Aww, hugs. You’re doing a great job by acknowledging this now. I’m kind of glad I have a boy because I still feel disordered a good amount of the time. But, like you, I don’t want to convey any of that negative emotion to food to him. He is really, really picky and doesn’t always eat the healthy options I’d prefer but I figure that will come with time. I honestly wish I would have pushed a little more on things when he was younger and not now, when he’s much more vocal about his dislikes.
I struggle more with wanting him to eat more, instead of less. I had/have this problem with needing to clean my plate and he rarely does that. We instead get into a negotiation about how many bites but I talk a lot to him about food as fuel and helping to make him strong and therefore, the choices he makes are important. I think slowly, he’s getting that but it will take a long time.

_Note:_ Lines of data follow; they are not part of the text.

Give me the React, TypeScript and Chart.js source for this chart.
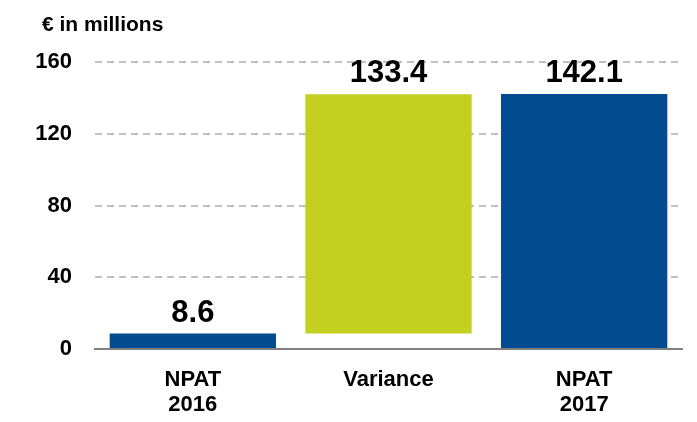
import React, { useEffect, useRef } from "react";
import { Chart, registerables } from "chart.js";

Chart.register(...registerables);

const categories: string[][] = [["NPAT", "2016"], ["Variance"], ["NPAT", "2017"]];
const barStarts = [0, 8.6, 0];
const barEnds = [8.6, 142.0, 142.1];
const valueLabels = ["8.6", "133.4", "142.1"];
const barColors = ["#034b8f", "#c3cf21", "#034b8f"];
const yTicks = [0, 40, 80, 120, 160];
const axisTitle = "€ in millions";

const FONT = "Arial, 'Liberation Sans', sans-serif";

export default function App() {
  const ref = useRef<HTMLCanvasElement | null>(null);

  useEffect(() => {
    document.body.style.margin = "0";
    const canvas = ref.current;
    if (!canvas) return;

    const labelPlugin = {
      id: "labels",
      afterDatasetsDraw(chart: any) {
        const ctx = chart.ctx;
        const meta = chart.getDatasetMeta(0);
        ctx.save();
        ctx.fillStyle = "#000";
        ctx.font = `bold 31px ${FONT}`;
        ctx.textAlign = "center";
        ctx.textBaseline = "bottom";
        meta.data.forEach((bar: any, i: number) => {
          const top = Math.min(bar.y, bar.base);
          ctx.fillText(valueLabels[i], bar.x, top - 5);
        });
        ctx.font = `bold 21px ${FONT}`;
        ctx.textAlign = "left";
        ctx.textBaseline = "middle";
        ctx.fillText(axisTitle, 42, 25);
        ctx.restore();
      },
    };

    const chart = new Chart(canvas, {
      type: "bar",
      data: {
        labels: categories,
        datasets: [
          {
            data: barStarts.map((s, i) => [s, barEnds[i]]),
            backgroundColor: barColors,
            borderWidth: 0,
            categoryPercentage: 0.85,
            barPercentage: 1,
          },
        ],
      },
      options: {
        animation: false,
        responsive: false,
        maintainAspectRatio: false,
        layout: { padding: { left: 0, right: 15, top: 62, bottom: 0 } },
        plugins: { legend: { display: false }, tooltip: { enabled: false } },
        scales: {
          x: {
            grid: { display: false, drawTicks: false },
            border: { display: true, color: "#808080", width: 2 },
            ticks: {
              color: "#000",
              font: { family: FONT, size: 22, weight: "bold", lineHeight: 1.15 },
              padding: 18,
              maxRotation: 0,
            },
            afterFit(scale: any) {
              scale.height = 73;
            },
          },
          y: {
            min: 0,
            max: 160,
            afterBuildTicks(scale: any) {
              scale.ticks = yTicks.map((v) => ({ value: v }));
            },
            grid: {
              drawTicks: false,
              color: (c: any) => (c.tick && c.tick.value === 0 ? "rgba(0,0,0,0)" : "#c0c0c0"),
              lineWidth: 2,
            },
            border: { display: false, dash: [7, 5] },
            ticks: {
              color: "#000",
              font: { family: FONT, size: 22, weight: "bold" },
              padding: 23,
            },
            afterFit(scale: any) {
              scale.width = 95;
            },
          },
        },
      },
      plugins: [labelPlugin],
    } as any);

    return () => chart.destroy();
  }, []);

  return (
    <div style={{ width: 697, height: 422 }}>
      <canvas ref={ref} width={697} height={422} style={{ display: "block" }} />
    </div>
  );
}
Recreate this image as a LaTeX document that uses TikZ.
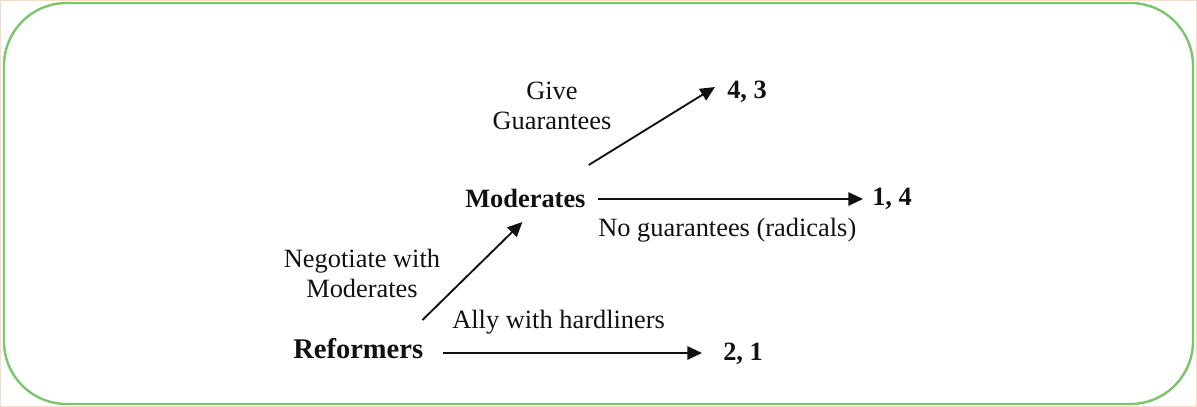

I also don’t like to pay attention to a lot of that type of media. I acknowledge it exists but I don’t let it influence much of how I work with my child with re: to eating.

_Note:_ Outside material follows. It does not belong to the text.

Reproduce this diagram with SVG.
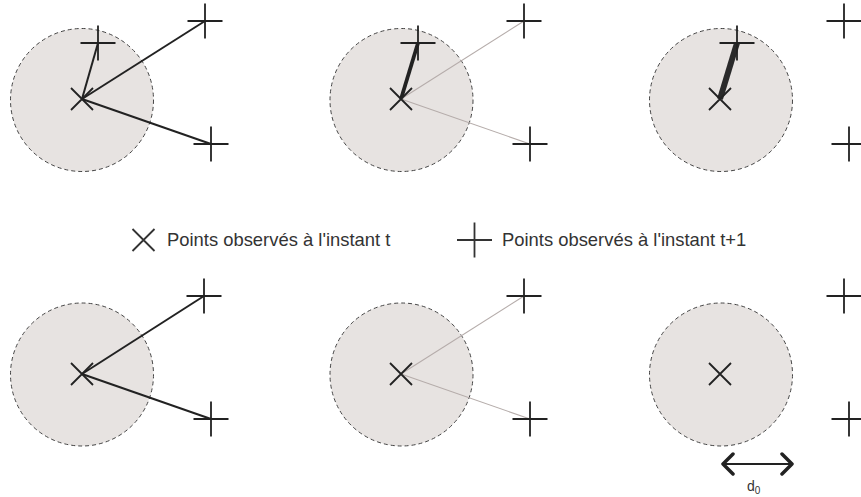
<svg xmlns="http://www.w3.org/2000/svg" width="861" height="497" viewBox="0 0 861 497">
<defs>
<style>
.zone{fill:#e7e3e1;stroke:#444;stroke-width:1;stroke-dasharray:4 3}
.mk{stroke:#222;stroke-width:1.8;fill:none}
.dark{stroke:#222;stroke-width:2;fill:none}
.light{stroke:#b5acaa;stroke-width:1.1;fill:none}
.lbl{font-family:"Liberation Sans",Arial,sans-serif;font-size:18.4px;fill:#333}
</style>
<path id="x" d="M-11,-11L11,11M-11,11L11,-11"/>
<path id="p" d="M-17.5,0H17.5M0,-17.5V17.5"/>
</defs>
<rect width="861" height="497" fill="#fff"/>
<g id="zones">
<circle class="zone" cx="82" cy="100" r="71.5"/>
<circle class="zone" cx="401.5" cy="100" r="71.5"/>
<circle class="zone" cx="721" cy="100" r="71.5"/>
<circle class="zone" cx="82" cy="374.5" r="71.5"/>
<circle class="zone" cx="401.5" cy="374.5" r="71.5"/>
<circle class="zone" cx="721" cy="374.5" r="71.5"/>
</g>
<g id="connectors">
<line class="dark" x1="82" y1="99" x2="98" y2="43"/>
<line class="dark" x1="82" y1="99" x2="205" y2="21"/>
<line class="dark" x1="82" y1="99" x2="211" y2="144"/>
<line class="dark" x1="401" y1="99" x2="418" y2="43" style="stroke-width:3.8"/>
<line class="light" x1="401" y1="99" x2="524" y2="21"/>
<line class="light" x1="401" y1="99" x2="530" y2="144"/>
<line class="dark" x1="720" y1="99" x2="737" y2="43" style="stroke-width:6;stroke:#2a2a2a"/>
<line class="dark" x1="82" y1="374" x2="204" y2="296"/>
<line class="dark" x1="82" y1="374" x2="211" y2="419"/>
<line class="light" x1="401" y1="374" x2="524" y2="296"/>
<line class="light" x1="401" y1="374" x2="530" y2="419"/>
</g>
<g id="points-t">
<use href="#x" class="mk" x="82" y="99"/>
<use href="#x" class="mk" x="401" y="99"/>
<use href="#x" class="mk" x="720" y="99"/>
<use href="#x" class="mk" x="82" y="374"/>
<use href="#x" class="mk" x="401" y="374"/>
<use href="#x" class="mk" x="720" y="374"/>
</g>
<g id="points-t1">
<use href="#p" class="mk" x="98" y="43"/>
<use href="#p" class="mk" x="205" y="21"/>
<use href="#p" class="mk" x="211" y="144"/>
<use href="#p" class="mk" x="418" y="43"/>
<use href="#p" class="mk" x="524" y="21"/>
<use href="#p" class="mk" x="530" y="144"/>
<use href="#p" class="mk" x="737" y="43"/>
<use href="#p" class="mk" x="844" y="21"/>
<use href="#p" class="mk" x="849" y="144"/>
<use href="#p" class="mk" x="204" y="296"/>
<use href="#p" class="mk" x="211" y="419"/>
<use href="#p" class="mk" x="524" y="296"/>
<use href="#p" class="mk" x="530" y="419"/>
<use href="#p" class="mk" x="844" y="296"/>
<use href="#p" class="mk" x="849" y="419"/>
</g>
<g id="legend">
<use href="#x" class="mk" x="143.5" y="240" style="stroke:#333"/>
<text class="lbl" x="167" y="246">Points observés à l'instant t</text>
<use href="#p" class="mk" x="474.5" y="240" style="stroke:#333"/>
<text class="lbl" x="502" y="246">Points observés à l'instant t+1</text>
</g>
<g id="d0">
<line x1="723" y1="464" x2="792" y2="464" stroke="#222" stroke-width="2"/>
<path d="M733,454L723,464L733,474M782,454L792,464L782,474" fill="none" stroke="#222" stroke-width="3.5" stroke-linecap="round" stroke-linejoin="round"/>
<text x="747" y="491" style="font-family:'Liberation Sans',Arial,sans-serif;font-size:14px;fill:#333">d<tspan font-size="10" dy="3">0</tspan></text>
</g>
</svg>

Thanks, Stac. I am sure we will hit that picky stage too — it seems to happen to every kid but I’ll just keep trying if it happens. That’s great he can understand the concept now of food as fuel — I think that will translate well with him as he is an athlete.
meliss-i struggle with this too and I totally don’t want Noa to have the same issues I had for as long as I can remember. However, she seems to be developing a pattern… doesn’t really eat meals sometimes! snacks on something, begs for more (so I give her more b/c I think she is hungry), and when dinner rolls around she eats 2 bites. This happened today and partly I blame myself b/c I gave her a snack while we were shopping to keep her entertained and she had like 2 bites of dinner and refused the rest of it. BUT, I figure she is eating when she is hungry and so I guess I just have to follow that. And as long as I try to set up some good habits like sitting down for a meal, offering balanced meals nutritionally, etc. it’s the best we can do. I totally know how you felt when you saw “She ate seconds!” because I have felt that way too like,”ooh, is she eating too much? Did she need another helping?” hey, we are doing the best we can and being aware of our issues w/food will help us instill good eating habits, hopefully!
Thanks, honey! I know you get it, too. I guess all we can do is just our best … and hope they turn out OK! 🙂 I know sitting down to a meal is our biggest challenge — she wants to go, go, go, and sees us eating a snack on the go (even an apple) and wants to eat whatever we are eating … but I’d like her to associate meals with the kitchen … not the couch!